The film’s villain, Howard implies, is climate change. As for its heroes, the real divers already publicly rejected that role, a demurral that dovetails with the movie’s chariness about reducing an event that involved 5,000 helpers from 17 countries into a white savior story. For balance, Howard includes the local governor (Sahajak Boonthanakit) pressed to make risky decisions, the irrigation engineer (Gerwin Widjaja) organizing a volunteer sandbag squadron, and a group of farmers led by Neungruthai Bungngern-Wynne who agree to destroy their crop for a dicey plan. This display of international unity feels like a thesis Howard doesn’t want to blurt: Wouldn’t it be swell if the planet teamed up to prevent environmental crises before more lives were in peril?

Focusing on the rescuers leaves scant time for the rescued.
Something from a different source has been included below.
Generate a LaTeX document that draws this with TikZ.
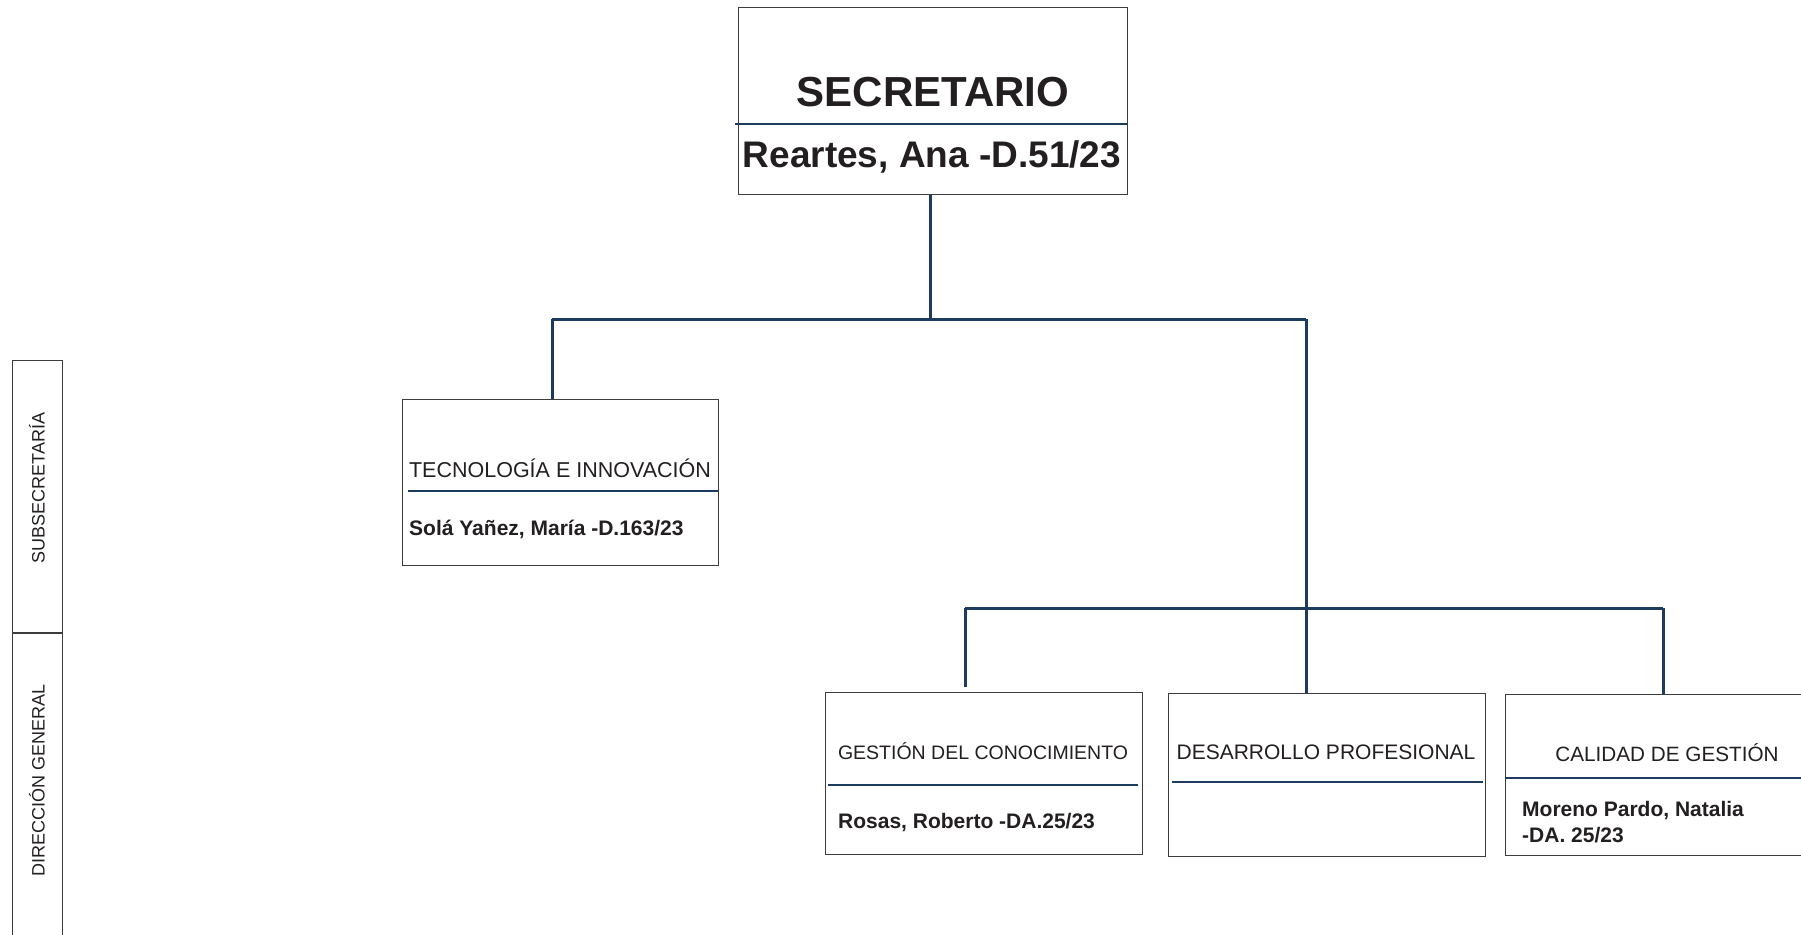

All we learn of the boys’ struggle is that their coach (Pattrakorn Tungsupakul), a former Buddhist monk, taught them meditation to conquer their fears. Naturally, one starts expecting their Zen practice to factor into the plot, for a child to wake up underwater and calm himself down. It doesn’t, and it’s uncertain if Howard left in that point as a dangling factoid or as a hint that the kids deserved more credit for their own survival.

Thirteen Lives
Rated PG-13 for coarse language and creepy images. Running time: 2 hours 27 minutes. Watch on Amazon Prime.